September 12, 2007

I Must Be Crazy

"Know thyself." Pretty simple concept right? I always thought it was. I mean, how could you possibly not know what's going on in your own head, not know who you are or what you want? Personally, I never understood how people could sometimes be so oblivious to themselves, how they could say one thing and do something else and not recognize the hypocrisy in their actions. I never wanted to be like that. I've always needed to be in control, be self aware, and make the right adjustments in my life or in my thinking to try and be the person that I believe I want to be. In that pursuit I feel I'm ahead of the curve. At this exact moment, at the exact second you read this, I still feel that I have a deep understanding of my morals, my convictions, my strengths and my flaws. Looking back, the changes I've made to myself since the days of high school are few and refining in nature.

I mention all this because it frustrates me that I've ignored a very obvious and very real problem in my life for the last few years. . .



"Oh my God, is Tegan coming out?!?"

No, and fuck you, that's not what I'm getting at. About five years ago, me and every other junior in the country had to decide what they wanted to do with their lives. Being at the top of my class, I felt like there was an obligation to join a profession of higher status, and since math and science were always my strong suits, I decided that chemical engineering, with its prestige and lofty starting salary, was the right choice. I say "obligation" with regret now; when classmates said "Tegan is gonna be a millionaire genius and Flacco is gonna be in the NFL" and I'd scoff because I knew that big fish in a little pond often aren't the biggest in the ocean, it seems that I subconscienciously bought into that way of thinking.

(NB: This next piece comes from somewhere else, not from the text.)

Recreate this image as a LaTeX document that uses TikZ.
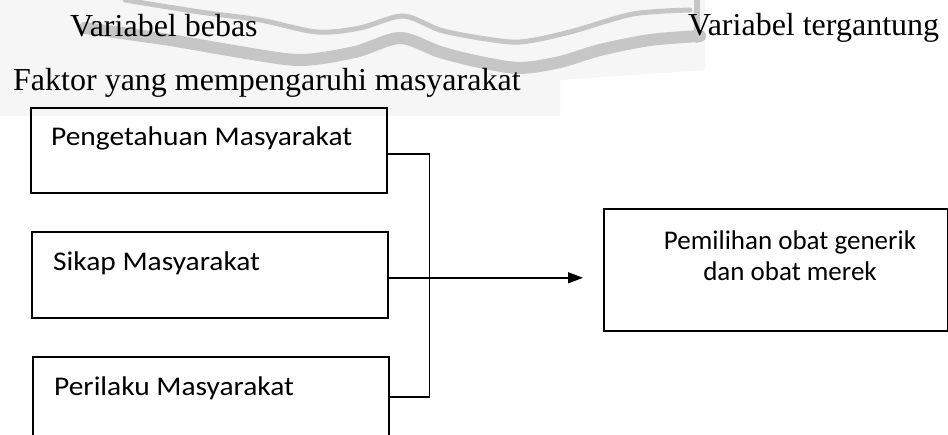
\documentclass[tikz,border=0pt]{standalone}
\usepackage{fontspec}
\setmainfont{Liberation Serif}
\newfontfamily\boxfont{Carlito}
\newfontfamily\wideboxfont[FakeStretch=1.09]{Carlito}
\usetikzlibrary{arrows.meta,calc}

\definecolor{markgray}{HTML}{C6C6C6}
\definecolor{hazegray}{HTML}{F6F6F6}

\tikzset{
  x=1pt, y=-1pt,
  heading/.style={inner sep=0pt, anchor=base west, font=\fontsize{32}{36}\selectfont},
  factorbox/.style={draw, line width=1.6pt, inner sep=0pt, anchor=north west},
  boxtext/.style={inner sep=0pt, anchor=base west, font=\wideboxfont\fontsize{27}{31}\selectfont},
  resulttext/.style={inner sep=0pt, anchor=base, font=\boxfont\fontsize{27}{31}\selectfont},
  link/.style={line width=1.4pt},
  logostroke/.style={draw=markgray, line cap=round, line join=round},
}

\begin{document}
\begin{tikzpicture}
\clip (0,0) rectangle (948,434);
\fill[white] (0,0) rectangle (948,434);

% faint background band and logo strokes
\fill[hazegray] (0,0) -- (705,0) -- (705,70) -- (560,80) -- (560,116) -- (0,116) -- cycle;
\draw[logostroke, line width=12pt]
  plot[smooth, tension=0.5] coordinates {(85,28) (170,40) (240,52) (300,60) (355,52) (400,38) (440,52) (480,62) (520,68) (560,62) (600,50) (650,40) (700,36)};
\draw[logostroke, line width=5pt]
  plot[smooth, tension=0.5] coordinates {(125,0) (200,12) (260,20) (317,32) (360,28) (403,16) (440,30) (480,38) (520,42) (570,32) (633,14) (690,10)};
\draw[logostroke, line width=6pt] (697,0) -- (697,40);

% headings
\node[heading] (hbebas) at (70,36) {Variabel bebas};
\node[heading] (htergantung) at (688,35) {Variabel tergantung};
\node[heading] (hfaktor) at (13,90) {Faktor yang mempengaruhi masyarakat};

% independent variable boxes
\node[factorbox, minimum width=356pt, minimum height=85pt] (b1) at (30,107) {};
\node[factorbox, minimum width=356pt, minimum height=86pt] (b2) at (31,231) {};
\node[factorbox, minimum width=356pt, minimum height=86pt] (b3) at (32,356) {};
\node[boxtext] (t1) at (51,145) {Pengetahuan Masyarakat};
\node[boxtext] (t2) at (53,270) {Sikap Masyarakat};
\node[boxtext] (t3) at (54,395) {Perilaku Masyarakat};

% dependent variable box
\node[factorbox, minimum width=344pt, minimum height=122pt] (tgt) at (603,208) {};
\node[resulttext] (u1) at (790,249) {Pemilihan obat generik};
\node[resulttext] (u2) at (790,280) {dan obat merek};

% connectors
\coordinate (s1) at ([yshift=-3.5pt]b1.east);
\coordinate (s2) at ([yshift=-3pt]b2.east);
\coordinate (s3) at ([yshift=3pt]b3.east);
\coordinate (bus) at ([xshift=42pt]s1);
\coordinate (tip) at ([xshift=-20pt]tgt.west);
\draw[link] (s1) -- (bus) |- (s3);
\draw[link, -{Triangle[length=15pt,width=11pt]}] (s2) -- (tip |- s2);
\end{tikzpicture}
\end{document}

The truth of the matter is that I never really got into it. I've been doing the chemical engineering thing for about four years now, completing three different co-ops along the way, and nothing has ever grabbed my attention. Not once did I ever find anything that made me say "wow, this is pretty cool, this is definitely what I want to do when I graduate." When people asked me how I liked working, I'd always say that I enjoyed being employed and earning a paycheck and the social interaction, but that the work itself was never that great. And when people asked me how classes were, I'd shrug my shoulders. I kept making excuses for myself, saying that getting my degree was just a stepping stone for real life; that if I could just get through it and find a half-decent job that paid pretty well I'd be able to create a life outside of work that I'd be happy with.

I know differently now. What I know now that I didn't want to know before is that being happy with what I do is more important to me than the dollar amount on the paycheck I earn. Fact is, in the four years I've been taking classes and working jobs, the thing I've always looked forward to is coaching, and it's not because my brothers are on the team, and it's not because I get to be involved with a sport I used to play. It's because I feel like I'm making a difference, that maybe I'm actually making those kids better players, and maybe even better people.

What I want to do is teach.

Teaching has always been an option for me, something I've discussed with friends in the past. Foolishly, I've always created reasons not to because I thought that the money and bullshit "obligation" to my high school status lay elsewhere. In the four years I've been here at school, I've never been able to actually picture myself as an engineer, but I can quite easily see teaching as something I'd be able to get up every day for. Two years ago, when my sister decided she wanted to be a high school history teacher, I was genuinely jealous. Now I'm finally reading the writing that's been on the walls.

The road to being me hasn't had all that many short-cuts, and certain choices I've made have sometimes made the trip harder. I've been honest with people to a fault, maintained sobriety to the detriment of an easy social life, and adhered to a personal code of conduct that has seen me smacking my forehead after turning down girls of the not-so-sober status. Is choosing a new career going to make the path any easier? Hell no. Doing what I plan on doing is going to change a lot of things, but I do so knowing that change as a 22 year old college student is much easier to handle than change at 32.

But it's the right choice for me to make, and it's something I know I want to do.